High fuel prices may be a blessing in disguise

Investors rush to support development of greener technology

Right now, billions of dollars are being poured into turning things like cow manure, algae, cooking oil, corn and even tiny microbes in lab beakers into new sources of fuel. It's being called a "green gold rush," an investment stampede rapidly accelerated by soaring gas prices.

"There's certainly a gold rush of speculation, kind of like 1849 when everyone was rushing with their picks and shovels and finding opportunities," venture capitalist Steve Jurvetson said.

Last year alone $148 billion poured into alternative energy -- double what it was from the year before -- from venture capitalists, even pension funds.

Some of that investment money is going to towards cars that run solely on hydrogen. Some of these cars are on the road right now.

Meanwhile, there is feverish work being done on electric cars, plug-in hybrids, even cars that run on compressed air.

You can also see the investment at work at a bottled water company in North Carolina. No longer making plastic bottles out of petroleum, they're making them out of bio-safe corn instead.

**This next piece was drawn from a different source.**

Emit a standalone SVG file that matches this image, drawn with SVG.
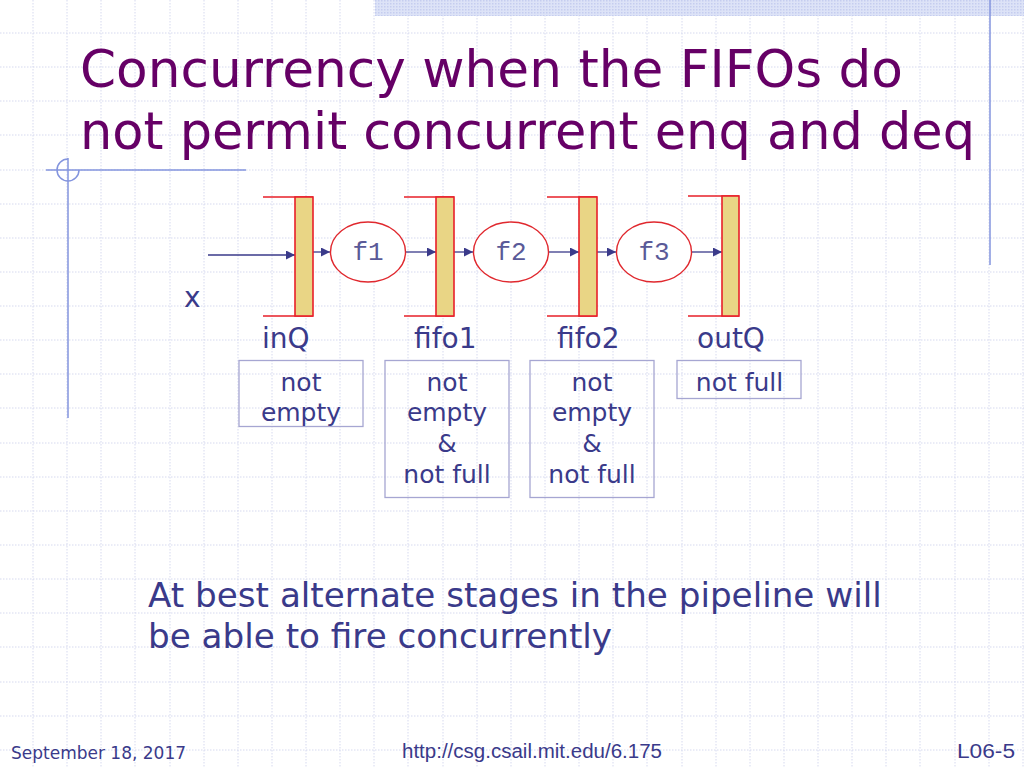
<svg xmlns="http://www.w3.org/2000/svg" width="1024" height="768" viewBox="0 0 1024 768">
<defs>
<style>
.grid{stroke:#d6d9ef;stroke-width:1;stroke-dasharray:1.5 1.5;fill:none}
.deco{stroke:#8394de;stroke-width:1.5;fill:none}
.title{font-family:"DejaVu Sans",Verdana,sans-serif;font-size:51.8px;fill:#660066}
.lbl{font-family:"DejaVu Sans",Verdana,sans-serif;font-size:28px;fill:#3a3a8a}
.box{fill:none;stroke:#a6a6d2;stroke-width:1.3}
.bt{font-family:"DejaVu Sans",Verdana,sans-serif;font-size:25px;fill:#3a3a8a;text-anchor:middle}
.body{font-family:"DejaVu Sans",Verdana,sans-serif;font-size:34.2px;fill:#3a3a8a}
.fifo{fill:#e9d585;stroke:#e8202a;stroke-width:1.6}
.cap{stroke:#e8202a;stroke-width:1.6;fill:none}
.fn{fill:#ffffff;stroke:#e0282e;stroke-width:1.4}
.ft{font-family:"Liberation Mono","Courier New",monospace;font-size:26px;fill:#5a5a98;text-anchor:middle}
.arr{stroke:#3a3a8a;stroke-width:1.3;fill:none;marker-end:url(#ah)}
.foot{font-family:"DejaVu Sans",Verdana,sans-serif;font-size:17px;fill:#3a3a8a}
.foot2{font-family:"Liberation Sans",Arial,sans-serif;font-size:20px;fill:#3a3a8a}
</style>
<pattern id="dots" patternUnits="userSpaceOnUse" width="3" height="3">
<rect width="3" height="3" fill="#dde3f7"/>
<rect width="1.5" height="1.5" fill="#c5cdef"/>
</pattern>
<marker id="ah" viewBox="0 0 10 10" refX="10" refY="5" markerWidth="11" markerHeight="9" markerUnits="userSpaceOnUse" orient="auto">
<path d="M0,0 L10,5 L0,10 z" fill="#3a3a8a"/>
</marker>
</defs>
<rect width="1024" height="768" fill="#ffffff"/>
<path class="grid" d="M33,0V768M67,0V768M101,0V768M135,0V768M170,0V768M204,0V768M238,0V768M272,0V768M306,0V768M340,0V768M374,0V768M408,0V768M443,0V768M477,0V768M511,0V768M545,0V768M579,0V768M613,0V768M647,0V768M682,0V768M716,0V768M750,0V768M784,0V768M818,0V768M852,0V768M886,0V768M920,0V768M955,0V768M989,0V768M1023,0V768M0,33H1024M0,67H1024M0,101H1024M0,135H1024M0,170H1024M0,204H1024M0,238H1024M0,272H1024M0,306H1024M0,340H1024M0,374H1024M0,408H1024M0,443H1024M0,477H1024M0,511H1024M0,545H1024M0,579H1024M0,613H1024M0,647H1024M0,682H1024M0,716H1024M0,750H1024"/>
<rect x="375" y="0" width="649" height="16" fill="url(#dots)"/>
<g id="decor">
<path class="deco" d="M990,0V265"/>
<path class="deco" d="M68,158V418"/>
<path class="deco" d="M46,170H246"/>
<path class="deco" d="M79,170 A11,11 0 1 1 68,159"/>
</g>
<g id="title">
<text class="title" x="80" y="87" textLength="823" lengthAdjust="spacingAndGlyphs">Concurrency when the FIFOs do</text>
<text class="title" x="80" y="149" textLength="895" lengthAdjust="spacingAndGlyphs">not permit concurrent enq and deq</text>
</g>
<g id="connectors">
<path class="arr" d="M208,255H295"/>
<path class="arr" d="M313,252H330"/>
<path class="arr" d="M406,252H436"/>
<path class="arr" d="M454,252H473"/>
<path class="arr" d="M549,252H579"/>
<path class="arr" d="M597,252H616"/>
<path class="arr" d="M692,252H722"/>
</g>
<g id="inQ">
<path class="cap" d="M263,197H313M263,316H313"/>
<rect class="fifo" x="295" y="197" width="18" height="119"/>
<text class="lbl" x="262" y="348">inQ</text>
</g>
<g id="f1">
<ellipse class="fn" cx="368" cy="252" rx="37.5" ry="30"/>
<text class="ft" x="368" y="260">f1</text>
</g>
<g id="fifo1">
<path class="cap" d="M404,197H454M404,316H454"/>
<rect class="fifo" x="436" y="197" width="18" height="119"/>
<text class="lbl" x="414" y="348">fifo1</text>
</g>
<g id="f2">
<ellipse class="fn" cx="511" cy="252" rx="37.5" ry="30"/>
<text class="ft" x="511" y="260">f2</text>
</g>
<g id="fifo2">
<path class="cap" d="M547,197H597M547,316H597"/>
<rect class="fifo" x="579" y="197" width="18" height="119"/>
<text class="lbl" x="557" y="348">fifo2</text>
</g>
<g id="f3">
<ellipse class="fn" cx="654" cy="252" rx="37.5" ry="30"/>
<text class="ft" x="654" y="260">f3</text>
</g>
<g id="outQ">
<path class="cap" d="M688,196H739M688,316H739"/>
<rect class="fifo" x="722" y="196" width="17" height="120"/>
<text class="lbl" x="697" y="348">outQ</text>
</g>
<g id="x-label">
<text class="lbl" x="184" y="307">x</text>
</g>
<g id="cond-inQ">
<rect class="box" x="239" y="360.5" width="124" height="66"/>
<text class="bt" x="301" y="391">not</text>
<text class="bt" x="301" y="421">empty</text>
</g>
<g id="cond-fifo1">
<rect class="box" x="385" y="360.5" width="124" height="137"/>
<text class="bt" x="447" y="391">not</text>
<text class="bt" x="447" y="421">empty</text>
<text class="bt" x="447" y="452">&amp;</text>
<text class="bt" x="447" y="483">not full</text>
</g>
<g id="cond-fifo2">
<rect class="box" x="530" y="360.5" width="124" height="137"/>
<text class="bt" x="592" y="391">not</text>
<text class="bt" x="592" y="421">empty</text>
<text class="bt" x="592" y="452">&amp;</text>
<text class="bt" x="592" y="483">not full</text>
</g>
<g id="cond-outQ">
<rect class="box" x="677" y="360.5" width="124" height="38"/>
<text class="bt" x="739.5" y="391">not full</text>
</g>
<g id="body">
<text class="body" x="148" y="607">At best alternate stages in the pipeline will</text>
<text class="body" x="148" y="648">be able to fire concurrently</text>
</g>
<g id="footer">
<text class="foot" x="11" y="759">September 18, 2017</text>
<text class="foot2" x="402" y="758" textLength="260" lengthAdjust="spacingAndGlyphs">http://csg.csail.mit.edu/6.175</text>
<text class="foot2" x="957" y="758" textLength="58" lengthAdjust="spacingAndGlyphs">L06-5</text>
</g>
</svg>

And then, there's the really mind-bending stuff, like microscopic bugs that eat things like coal or sugar or wood chips and turn it into natural gas or jet fuel.

"There is a lot of money coming in. It is going to make a difference but will these new technologies take time to deploy," technology forecaster Paul Saffo said.

For all the the pain, there are experts who believe higher gas prices may truly be for the best.

"If gas prices stayed artificially low for the next ten to 20 years, we probably wouldn't see enough innovation as we desperately need as a planet to stave off future global warming," Jurvetson said.

Surely some of these new companies will fail but as one investor told us today, those that survive will change the world.